A delinquent act is an act that would be considered a crime if an adult committed it.
In the realm of juvenile justice, a delinquent act is an action that breaks the law and, if committed by an adult, would be regarded as a crime. The individual who commits such an act is considered a juvenile delinquent. These acts, while varying in severity, all draw the attention of the legal system, specifically the juvenile justice system.
Severity and Types of Delinquent Acts
Delinquent acts range from minor offenses, often referred to as status offenses, to severe crimes. Status offenses include behaviors that are considered illegal solely because of the individual’s underage status. Examples include truancy (skipping school), curfew violations, underage drinking, and running away from home. These acts, while illegal, are often seen as cries for help, signaling that the minor is dealing with larger issues in their personal life.
On the other hand, more serious delinquent acts mirror crimes that adults can commit, such as burglary, assault, drug offenses, or even homicide. These offenses tend to come with more severe consequences due to their serious nature.
The Juvenile Justice System and Delinquent Acts
When a juvenile commits a delinquent act, it’s typically addressed through the juvenile justice system rather than the adult criminal justice system. The juvenile justice system is specifically designed to handle such cases, with the aim to guide, rehabilitate, and educate the young individuals involved rather than merely punish them.

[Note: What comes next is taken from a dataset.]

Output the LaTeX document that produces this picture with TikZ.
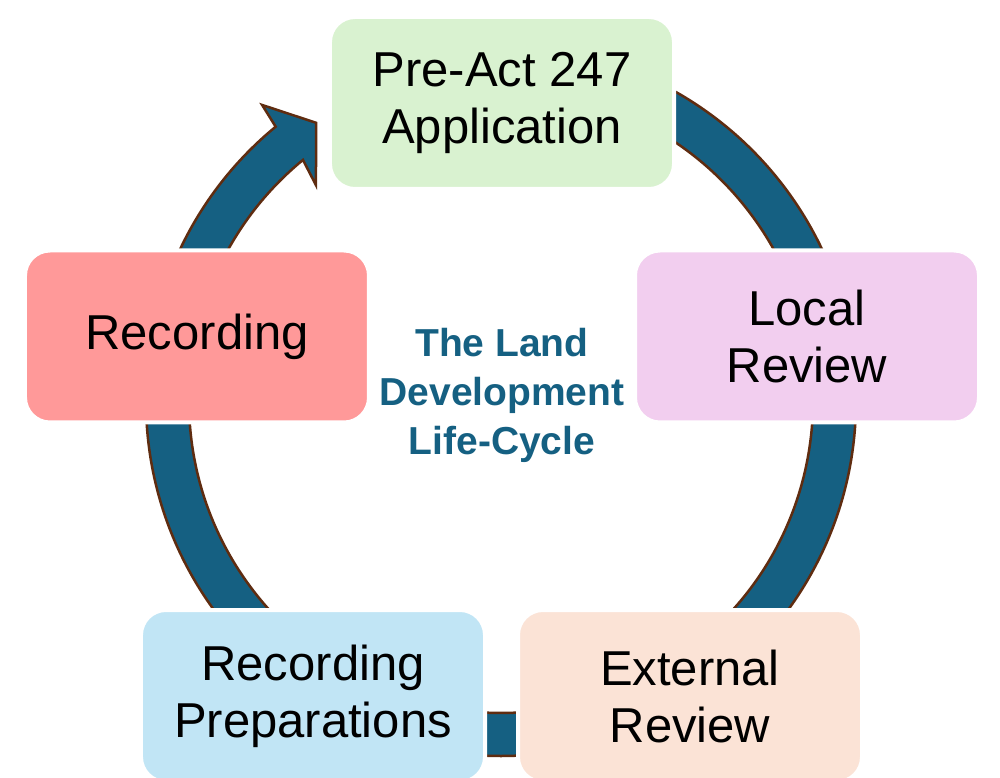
\documentclass[tikz,border=0pt]{standalone}
\usepackage{fontspec}
\setmainfont{Liberation Sans}
\definecolor{band}{HTML}{156082}
\definecolor{bandline}{HTML}{5F2C10}
\definecolor{cgreen}{HTML}{D9F2D0}
\definecolor{cpink}{HTML}{F2CEEF}
\definecolor{cpeach}{HTML}{FBE3D6}
\definecolor{cblue}{HTML}{C1E5F5}
\definecolor{csalmon}{HTML}{FF9999}
\begin{document}
\begin{tikzpicture}[x=1pt,y=1pt,
  stage/.style={rounded corners=25pt, minimum width=344pt, minimum height=172pt,
    draw=white, line width=4pt, align=center, inner sep=0pt,
    font=\fontsize{49}{57}\selectfont, text=black},
  titletext/.style={align=center, text=band, inner sep=0pt,
    font=\fontsize{39}{49}\selectfont\bfseries},
  ring/.style={fill=band, draw=bandline, line width=2.5pt, line join=miter}
]
\useasboundingbox (-501,-377) rectangle (499,401);
\fill[white] (-501,-377) rectangle (499,401);
% circular arrow band
\draw[ring]
  (90:355) arc[start angle=90, end angle=-230.6, radius=355]
  -- (128.9:380.4) -- (123.6:334) -- (130.6:284.4) -- (-230.6:312)
  arc[start angle=-230.6, end angle=90, radius=312] -- cycle;
% stages
\node[stage, fill=cgreen]  (pre)   at (1,298)     {Pre-Act 247\\Application};
\node[stage, fill=cpink]   (local) at (306,64.5)  {Local\\Review};
\node[stage, fill=cpeach]  (ext)   at (189,-295)  {External\\Review};
\node[stage, fill=cblue]   (prep)  at (-188,-295) {Recording\\Preparations};
\node[stage, fill=csalmon] (rec)   at (-304,64.5) {Recording};
% title
\node[titletext] (title) at (1,5.5) {The Land\\Development\\Life-Cycle};
\end{tikzpicture}
\end{document}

This system is built on the belief that juveniles have the potential to change and grow and that it’s more beneficial to society to help them do so rather than punishing them in the same way as adults. The juvenile justice system attempts to intervene in the lives of young people to correct delinquent behavior and prevent future criminal activities.
Consequences of Delinquent Acts
The consequences of committing a delinquent act can vary greatly, depending on the severity of the offense, the age of the juvenile, their past behavior, and the specific laws of their state. For minor offenses, consequences might include counseling, community service, or participation in a diversion program that includes educational classes and mentorship.
For more serious offenses, a juvenile might face probation, placement in a juvenile detention facility, or even, in some cases, trial in an adult court. However, even in these serious cases, the emphasis is often on rehabilitation and education rather than punishment.
Prevention and Intervention Strategies
Preventing delinquent acts from occurring in the first place is a key goal for many communities. This can involve early intervention strategies, such as mentoring programs, family counseling, educational support, and community youth programs. These programs aim to provide at-risk youth with positive role models, improve their skills and self-esteem, and help them make better choices.
In conclusion, while a delinquent act is a serious matter that can have significant consequences for a young person’s life, it is also seen as an opportunity for intervention and positive change. Through the juvenile justice system and various prevention and intervention strategies, we can work to guide young people away from delinquent behavior and toward a more positive future.